With a more dynamic game plan on defense to help the young and depleted secondary along with a multifarious attack on offense, the Huskies should win another shootout.

I'll call it Washington Huskies 42, Illinois Fighting Illini 31.

Ryan: Last week, Washington fans got their first glimpse of what a Cyler Miles-led offense in 2014 might look like, and most liked what they saw. After all, it's hard to find too much fault in a performance that yields 536 total yards, including 356 on the ground, and eight total touchdowns. And while Illinois figures to put up a better fight on the defensive side of the ball than FCS Eastern Washington, they are hardly world-beaters: So far this year, the Illini have had to stage fourth-quarter comebacks against FCS Youngstown State and Western Kentucky.

Where this game figures to hinge, then, is on the performance of Washington's defense. Through two games, Wes Lunt has completed 67 percent of his passes at 8.4 yards per attempt and seven touchdowns against just one interception, giving him a phenomenal quarterback rating of 161.76. (For comparison, Keith Price earned a 153.25 rating last year after completing 66 percent of his passes at 8.4 yards per attempt for 21 touchdowns and six picks.) However, Lunt is not particularly mobile, and the news that starting right tackle Pat Flavin will miss this weekend's game due to injury could open up the floodgates for Hau'oli Kikaha to have a big day, as long as he's not again inexplicably assigned to cover the slot like he was last week.

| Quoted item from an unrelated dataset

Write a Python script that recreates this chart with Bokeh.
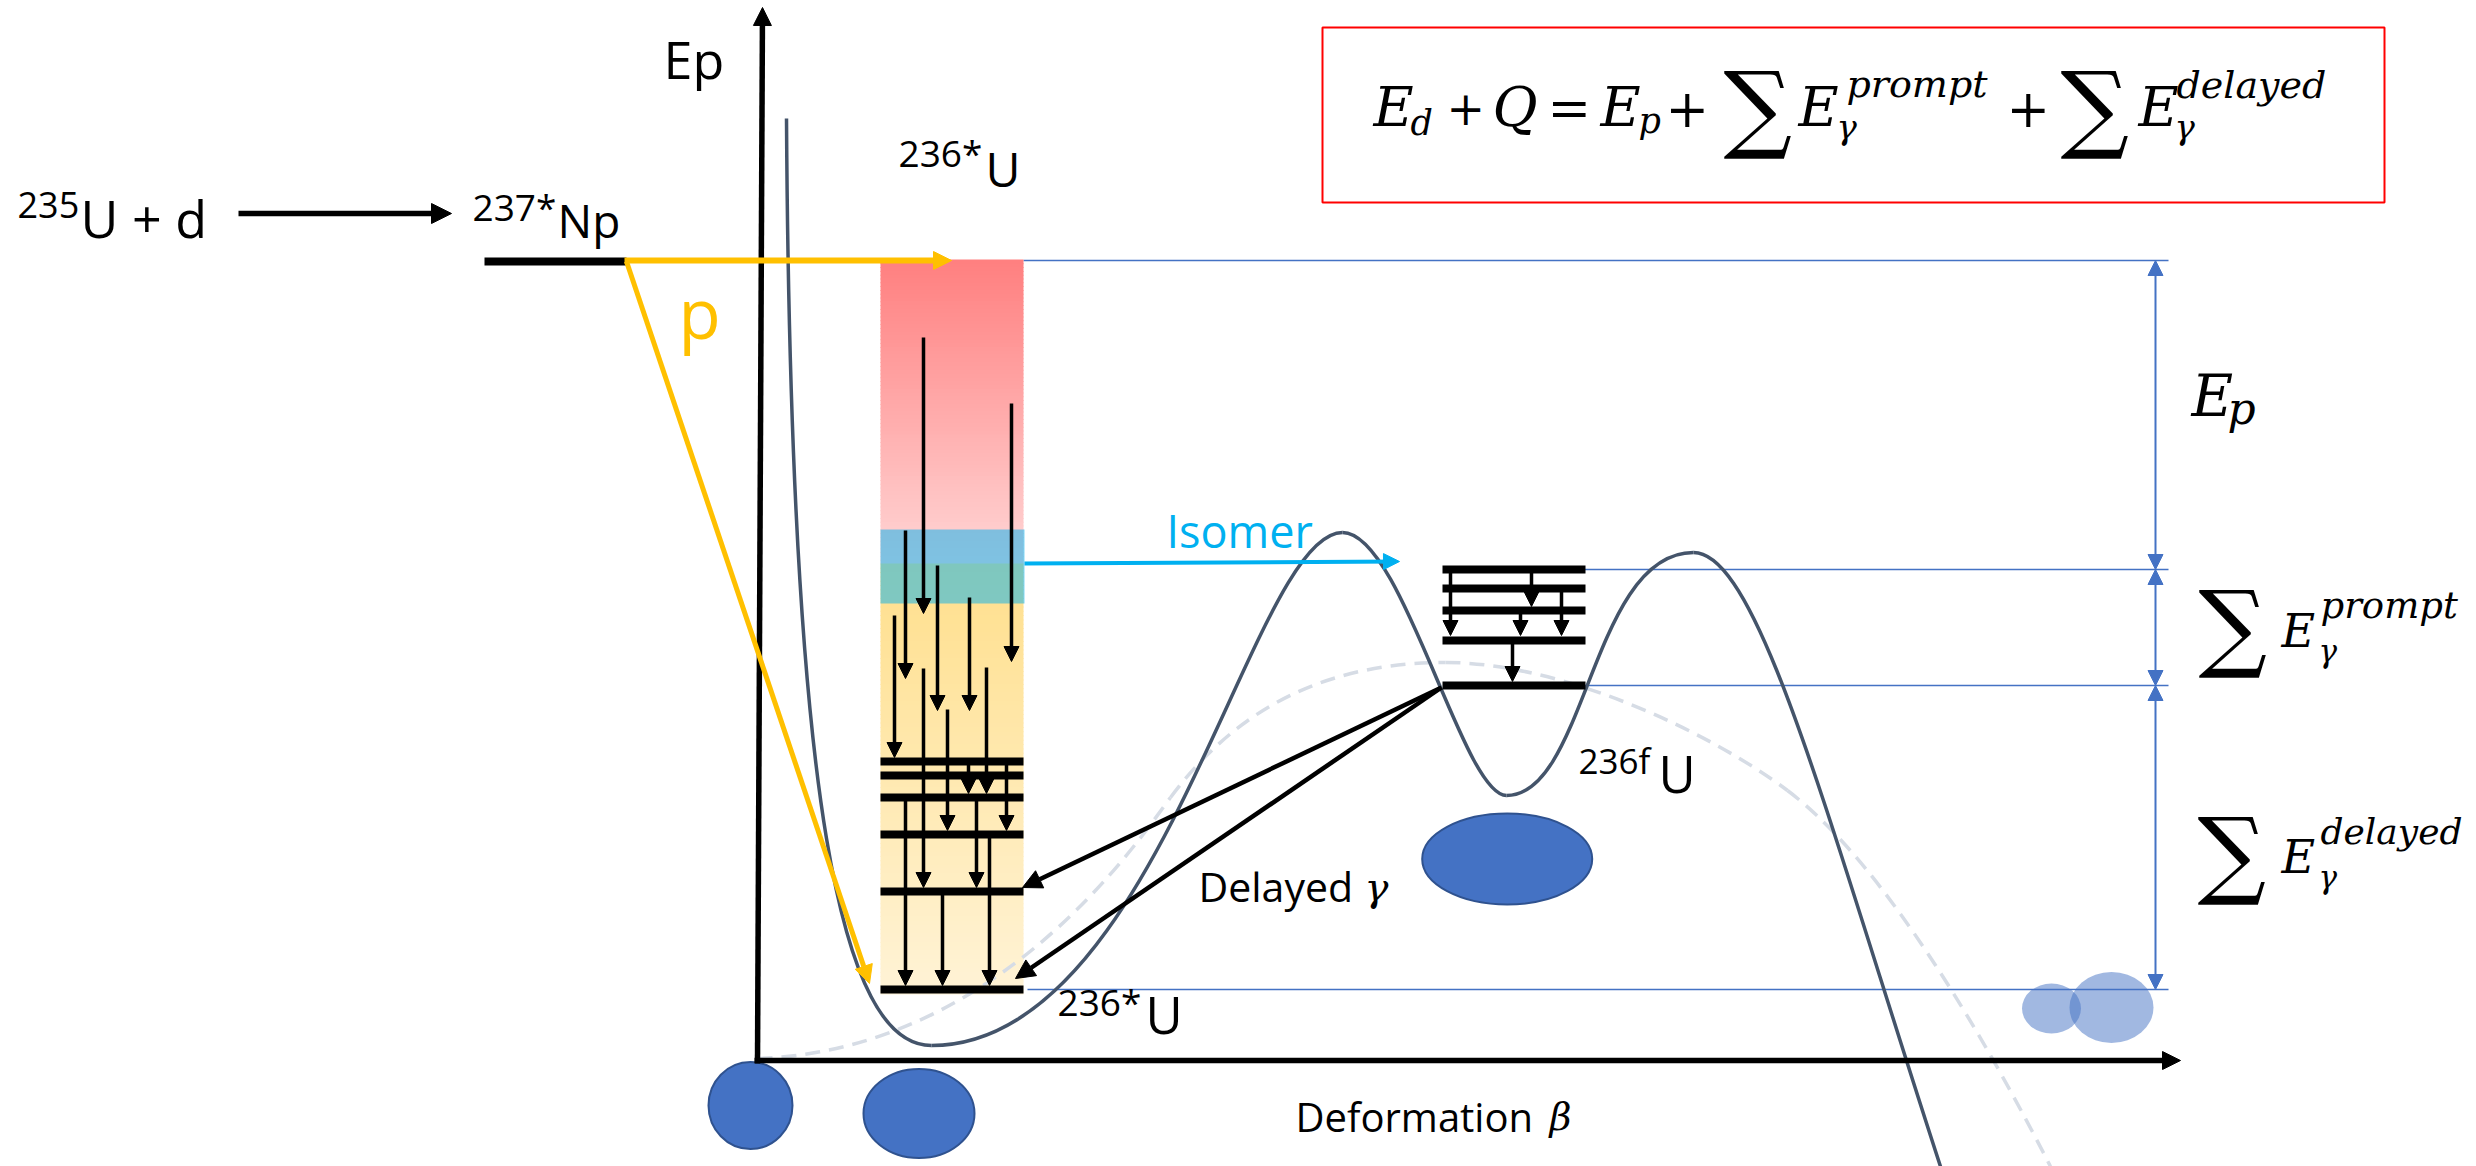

I like UW to win the game, but after the secondary's implosion last week against Eastern Washington, I'm not nearly as confident that the Dawgs will pull this one out as I was in the preseason. Washington has the talent and home field advantages; whether it's a two-point or 21-point win hinges on the secondary's ability to make up for the loss of Peters against a prolific passing attack. Washington 48, Illinois 41.